What am I missing? Why don't I like these films? Up In The Air arrives with glowing reviews, solid if unspectacular box office, Oscar buzz and the promise of Gorgeous George being, well, gorgeous presumably. At least on that level Up In The Air doesn't disappoint. It's the third film from Jason Reitman after Thank You For Smoking and Juno. I REALLY have to avoid turning this review into a Juno rant. If paragraphs stop suddenly, it'll only be me putting the brakes on yet another "why Juno is actually terrible" tirade.
I'm doing it already. Okay, back to Up In the Air.
Clooney plays Ryan Bingham, a man whose job it is to fly from city to city and inform unsuspecting employees that they have lost their jobs. Bingham is world class at his job. Soothing, calm, understanding. But he is empty inside. Becoming one of only a handful of people ever to clock up ten million air miles is his life's ambition. People and relationships weigh him down and the few days he spends at home are the unhappiest of the year, preferring to live his life in airports and hotels. When fresh faced company hotshot Anna Kendrick blusters in with a new scheme to do the firing remotely, eliminating the need for Clooney to travel the country, he is enormously threatened and is ordered by slimey company boss Jason Bateman to take her with him to show her how firing people is done and what it's all about.
There has been much talk in recent years about Hollywood studios bastardising "Indie" cinema, popularising it, packaging and marketing it and serving it out as an apparently high brow alternative to their mainstream fare. Up In the Air is the very epitome of this phenomenon, a film every bit as mainstream and, in all honestly, as hollow and empty as the Summer special effects movies.
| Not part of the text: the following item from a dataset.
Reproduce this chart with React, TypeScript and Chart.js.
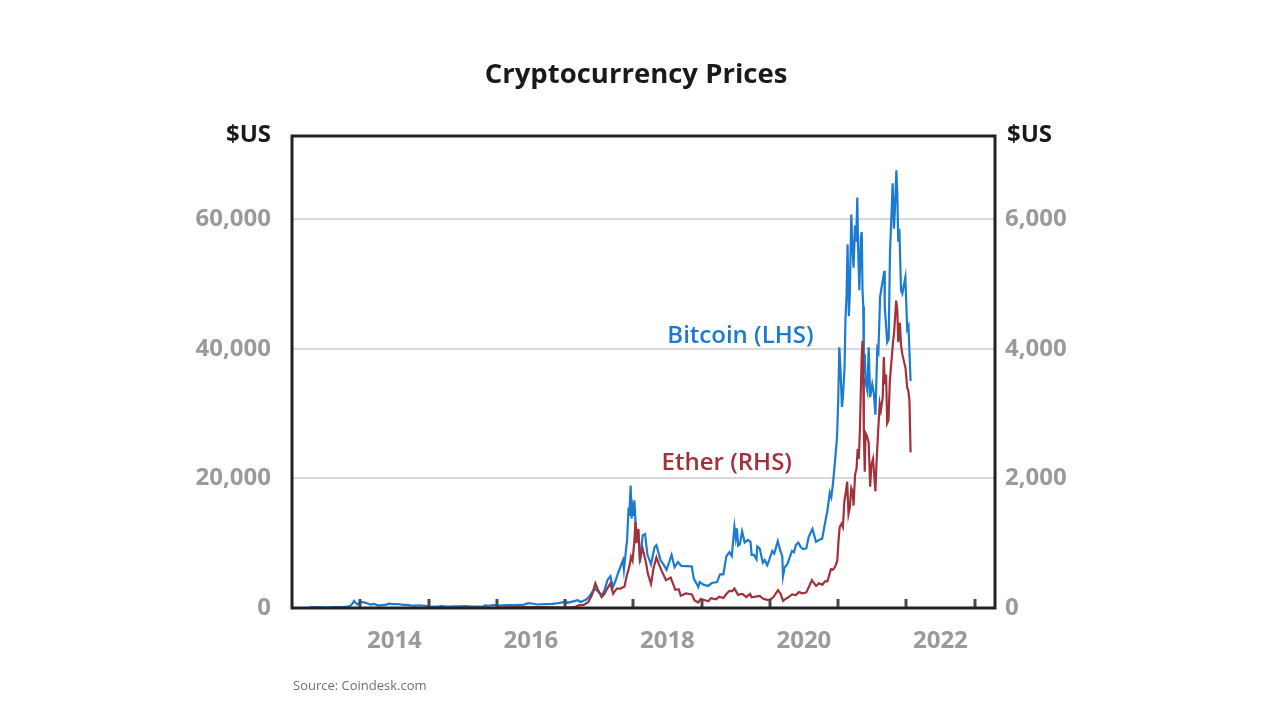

Getting Clooney to do the film is crucial for two reasons. Firstly, on this same point, it gives the film cache. "George Clooney is in it? It must be political and have something to say."Secondly, it means that a thoroughly unlikable character is now made more palatable to a broad audience and the awards voters. This notion is undeniable and transparent and is completely against the ethos of genuine independent cinema which as a result makes it the most compelling point in the argument that films like this do not represent genuine independent cinema and are merely low(er) budgeted Hollywood, mainstream films. Up In The Air isn't the worst film ever made. It just isn't particularly good and its pretensions make its ultimate emptiness all the more apparent.
The notion of a guy talking the talk in a job where empathy is crucial not actually having genuine emotional empathy towards others is an interesting one. I haven't read the book so I can't comment on how well it works on the page. The problem onscreen though is that, this idea slowly comes to represent the film as a whole. Up In The Air doesn't make a genuine connection, at least it doesn't with me, and I felt that I was being played the whole time. A few funny moments and Clooney's charisma and charm make you go with it while you watch it but, stepping out of the cinema to assess what I had watched, I found myself with little to say because there's very little substance. What makes it worse is that, director Reitman intercuts interviews with people who have actually lost their jobs in real life. This comes off as a very cynical way to give the film weight and make it seem as if it's offering a commentary of some kind on our current economic crisis, which it isn't. And of course there's the dreaded "alternative indie music" soundtrack. This has really come to represent a certain kind of film in my mind, a kind of film I just cannot abide. Jason Reitman is the new Cameron Crowe, just with less schmaltz and slightly more credibility, and the perfectly placed but sledgehammer obvious indie songs coming every 3 minutes with "wounded" singers asserting that karma won't let them down no matter what Annie said when she broke their heart, or whatever emotionally contrived crap happened to conveniently rhyme with the last line, only underscores this further. I don't believe the songs, I don't believe the film, there is actually nothing being said here but the packaging is top notch.
The film isn't terrible, it's just nowhere near as good as it wants you to think it is. Up In The Air is better than Thank You For Smoking and WAY better than Juno, although it is definitely cut from the same cloth and suffers from exactly the same problems. That is also faint praise given that immersing one's head in acid is better than watching Juno...
PARAGRAPH ABORTED - JUNO RANT DETECTED.